--- STATED PROBLEM ---
Everything in the data should be repeated exactly, save for the images.

--- AVAILABLE DATA ---

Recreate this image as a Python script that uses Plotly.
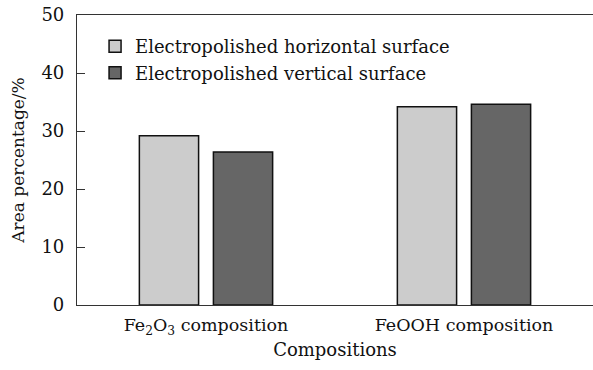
import plotly.graph_objects as go

categories = ["Fe<sub>2</sub>O<sub>3</sub> composition", "FeOOH composition"]
horizontal = [29.2, 34.2]
vertical = [26.4, 34.6]
series_names = ["Electropolished horizontal surface", "Electropolished vertical surface"]
y_ticks = [0, 10, 20, 30, 40, 50]

FONT = "DejaVu Serif"
FS = 18

fig = go.Figure()
fig.add_trace(go.Bar(x=categories, y=horizontal, name=series_names[0],
                     marker=dict(color="#cccccc", line=dict(color="#111111", width=1.5))))
fig.add_trace(go.Bar(x=categories, y=vertical, name=series_names[1],
                     marker=dict(color="#666666", line=dict(color="#111111", width=1.5))))

fig.update_layout(
    width=593, height=370,
    margin=dict(l=77, r=0, t=15, b=65),
    plot_bgcolor="white", paper_bgcolor="white",
    font=dict(family=FONT, size=FS, color="#111111"),
    barmode="group", bargap=0.426, bargroupgap=0.2,
    legend=dict(x=0.035, y=0.955, xanchor="left", yanchor="top",
                font=dict(size=FS, family=FONT), tracegroupgap=0,
                bgcolor="rgba(0,0,0,0)", itemwidth=30),
    showlegend=True,
)
fig.update_xaxes(
    showline=True, linecolor="#333333", linewidth=1.2, mirror=True,
    ticks="", showgrid=False, range=[-0.5, 1.5],
    title=dict(text="Compositions", font=dict(size=FS, family=FONT), standoff=6),
    tickfont=dict(size=FS - 0.5, family=FONT), ticklabelstandoff=4,
)
fig.update_yaxes(
    range=[0, 50], tickvals=y_ticks, showline=True, linecolor="#333333", linewidth=1.2,
    ticks="inside", ticklen=8, tickcolor="#333333", showgrid=False, zeroline=False,
    title=dict(text="Area percentage/%", font=dict(size=17, family=FONT), standoff=12),
    tickfont=dict(size=FS, family=FONT), ticklabelstandoff=8,
)

fig.write_html("out.html")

--- EXERCISE OUTPUT ---
Recreate this image as a Python script that uses Plotly.
import plotly.graph_objects as go

categories = ["Fe<sub>2</sub>O<sub>3</sub> composition", "FeOOH composition"]
horizontal = [29.2, 34.2]
vertical = [26.4, 34.6]
series_names = ["Electropolished horizontal surface", "Electropolished vertical surface"]
y_ticks = [0, 10, 20, 30, 40, 50]

FONT = "DejaVu Serif"
FS = 18

fig = go.Figure()
fig.add_trace(go.Bar(x=categories, y=horizontal, name=series_names[0],
                     marker=dict(color="#cccccc", line=dict(color="#111111", width=1.5))))
fig.add_trace(go.Bar(x=categories, y=vertical, name=series_names[1],
                     marker=dict(color="#666666", line=dict(color="#111111", width=1.5))))

fig.update_layout(
    width=593, height=370,
    margin=dict(l=77, r=0, t=15, b=65),
    plot_bgcolor="white", paper_bgcolor="white",
    font=dict(family=FONT, size=FS, color="#111111"),
    barmode="group", bargap=0.426, bargroupgap=0.2,
    legend=dict(x=0.035, y=0.955, xanchor="left", yanchor="top",
                font=dict(size=FS, family=FONT), tracegroupgap=0,
                bgcolor="rgba(0,0,0,0)", itemwidth=30),
    showlegend=True,
)
fig.update_xaxes(
    showline=True, linecolor="#333333", linewidth=1.2, mirror=True,
    ticks="", showgrid=False, range=[-0.5, 1.5],
    title=dict(text="Compositions", font=dict(size=FS, family=FONT), standoff=6),
    tickfont=dict(size=FS - 0.5, family=FONT), ticklabelstandoff=4,
)
fig.update_yaxes(
    range=[0, 50], tickvals=y_ticks, showline=True, linecolor="#333333", linewidth=1.2,
    ticks="inside", ticklen=8, tickcolor="#333333", showgrid=False, zeroline=False,
    title=dict(text="Area percentage/%", font=dict(size=17, family=FONT), standoff=12),
    tickfont=dict(size=FS, family=FONT), ticklabelstandoff=8,
)

fig.write_html("out.html")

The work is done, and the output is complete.